Auf einer Auktion gelang es dem Mäzen Christoph Müller 2014, das Bild für Berlin zu ergattern. Damals sei das Gemälde weit weniger schön gewesen. Will heißen: nicht ausstellungsfähig. Dicke vergilbte Firnisschichten verschleierten die Porträtierte – und die Qualität des Gemäldes. Verschmutzungen mussten abgetragen, Fehlstellen behutsam repariert und alte Retuschen entfernt werden. „Aufregend“ war das, erzählt Restauratorin Kerstin Krainer über ihre verantwortungsvolle Aufgabe: „Da darf nichts schiefgehen.“ Jetzt tritt auch sie, gemeinsam mit dem kostbaren Gemälde als ihrem Schützling, erstmals aus dem Schatten ihrer Werkstatt, wo sie gewöhnlich vor der Öffentlichkeit verborgen werkelt.

Neue Erkenntnisse über Graffs Maltechnik

Das Museum will mit der kleinen Kabinettausstellung auch einen exemplarischen Einblick in den Maschinenraum des Hauses geben – pünktlich zum 1. Europäischen Tag der Restaurierung am Sonntag. Hier wird buchstäblich Grundlagenforschung betrieben. Tiefrot schimmert ein Häufchen Chochenille-Pigmentpuder, einst ein begehrter Überseeimport, der aus Kaktus-Läusen gewonnen wurde. Anton Graff verlieh den Lippen seines Modells auf diese Weise das spezielle lebensvolle Schimmern. Winzige Spuren davon entdeckte die Restauratorin auch im Inkarnat, im Hautton der Schönen. So gewinnt die Forschung neue Erkenntnisse über Graffs ausgefuchste Maltechnik. Jetzt weiß man auch, dass er die zierliche Aristokratin im Schaffensprozess noch ein wenig schlanker machte. Selbst Rückseite und Bildträger verraten Wichtiges zur Provenienz des Porträts, das sich 250 Jahre in Privatbesitz befand. Drei Schichten Leinwand, hinterspannt und aufgedoppelt, stabilisieren seit Langem das Bild.

Schrittweise veranschaulichen Detailfotos und ein Videoclip, wie sich das Gesicht der jungen Adeligen Schicht für Schicht bei der Restaurierung aufhellte. Makellos wirkt jetzt ihr porzellanheller Teint.
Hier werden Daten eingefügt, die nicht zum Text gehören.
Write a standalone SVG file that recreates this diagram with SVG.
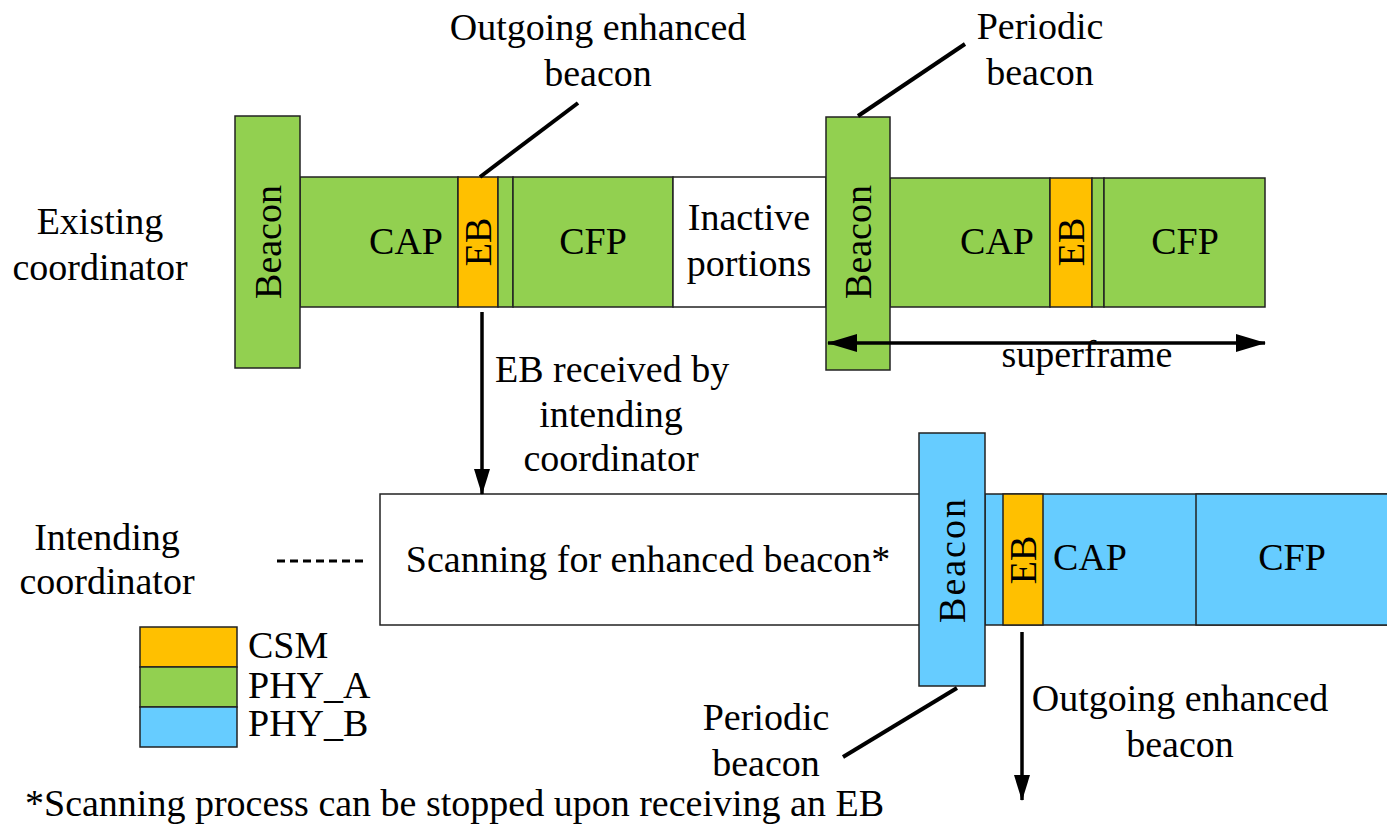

Erst ganz aus der Nähe zeigt sich ein hauchzartes Craquelé, das wie ein feines Netz die Malschicht durchzieht. Es lässt die Dargestellte noch fragiler erscheinen.
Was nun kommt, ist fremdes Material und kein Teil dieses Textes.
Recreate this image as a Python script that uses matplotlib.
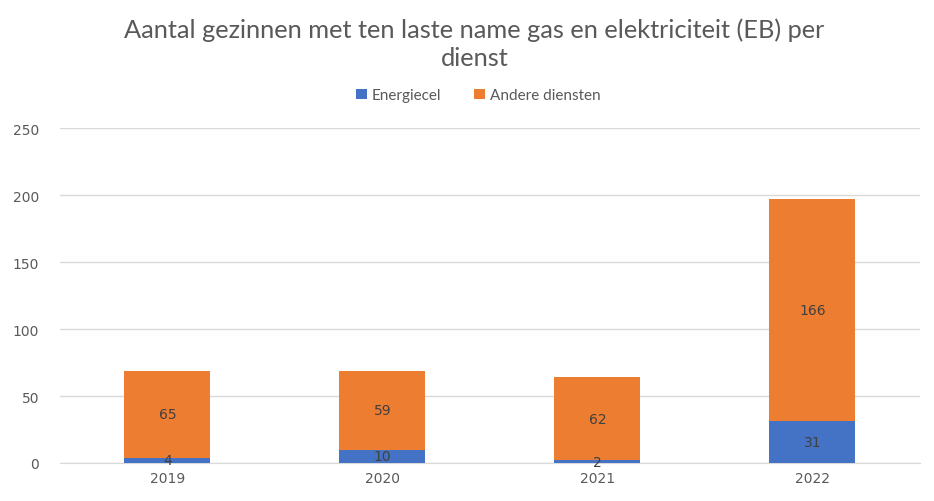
import matplotlib
matplotlib.use("Agg")
import matplotlib.pyplot as plt
import numpy as np

years = ["2019", "2020", "2021", "2022"]
energiecel = [4, 10, 2, 31]
andere = [65, 59, 62, 166]

blue = "#4472C4"
orange = "#ED7D31"

fig = plt.figure(figsize=(9.34, 5.02), dpi=100)
ax = fig.add_axes([0.0642, 0.0757, 0.9208, 0.6673])
x = np.arange(len(years))
w = 0.4
b1 = ax.bar(x, energiecel, w, color=blue, label="Energiecel", zorder=3)
b2 = ax.bar(x, andere, w, bottom=energiecel, color=orange, label="Andere diensten", zorder=3)

for i in range(len(years)):
    ax.text(x[i], energiecel[i] / 2, str(energiecel[i]), ha="center", va="center",
            fontsize=10, color="#404040", zorder=4)
    ax.text(x[i], energiecel[i] + andere[i] / 2, str(andere[i]), ha="center", va="center",
            fontsize=10, color="#404040", zorder=4)

ax.set_xlim(-0.5, 3.5)
ax.set_ylim(0, 250)
ax.set_yticks(range(0, 251, 50))
ax.set_xticks(x)
ax.set_xticklabels(years)
ax.grid(axis="y", color="#D9D9D9", linewidth=1, zorder=0)
for s in ["top", "right", "left"]:
    ax.spines[s].set_visible(False)
ax.spines["bottom"].set_color("#D9D9D9")
ax.tick_params(axis="both", length=0, labelsize=10, colors="#595959")
ax.tick_params(axis="y", pad=15)
ax.tick_params(axis="x", pad=6)

fig.text(0.508, 0.912, "Aantal gezinnen met ten laste name gas en elektriciteit (EB) per\ndienst",
         ha="center", va="center", fontsize=18.3, color="#595959", family="Lato",
         linespacing=1.25)

fig.legend(handles=[b1, b2], loc="center", bbox_to_anchor=(0.512, 0.808), ncol=2,
           frameon=False, handlelength=0.7, handleheight=0.7,
           handletextpad=0.3, columnspacing=2.2, labelcolor="#595959",
           prop={"family": "Lato", "size": 11})

fig.savefig("out.png", dpi=100)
Der Porträtmaler Anton Graff wusste, wie man eine Persönlichkeit zum Strahlen bringt. Schon die Zeitgenossen staunten über seine Fähigkeit, den Funken eines Individuums auf fast magische Weise auf den Betrachter überspringen zu lassen. Die gesamte Riege der Dichter und Denker, Mächtigen und Kreativen aus der Ära der Aufklärung hat er festgehalten. Ein gutes Dutzend davon, nebst zwei lässig unprätentiösen Selbstbildnissen Graffs, besitzt die Nationalgalerie. Henriette von Carlowitz befindet sich künftig in bester Gesellschaft – als die Schönste von allen.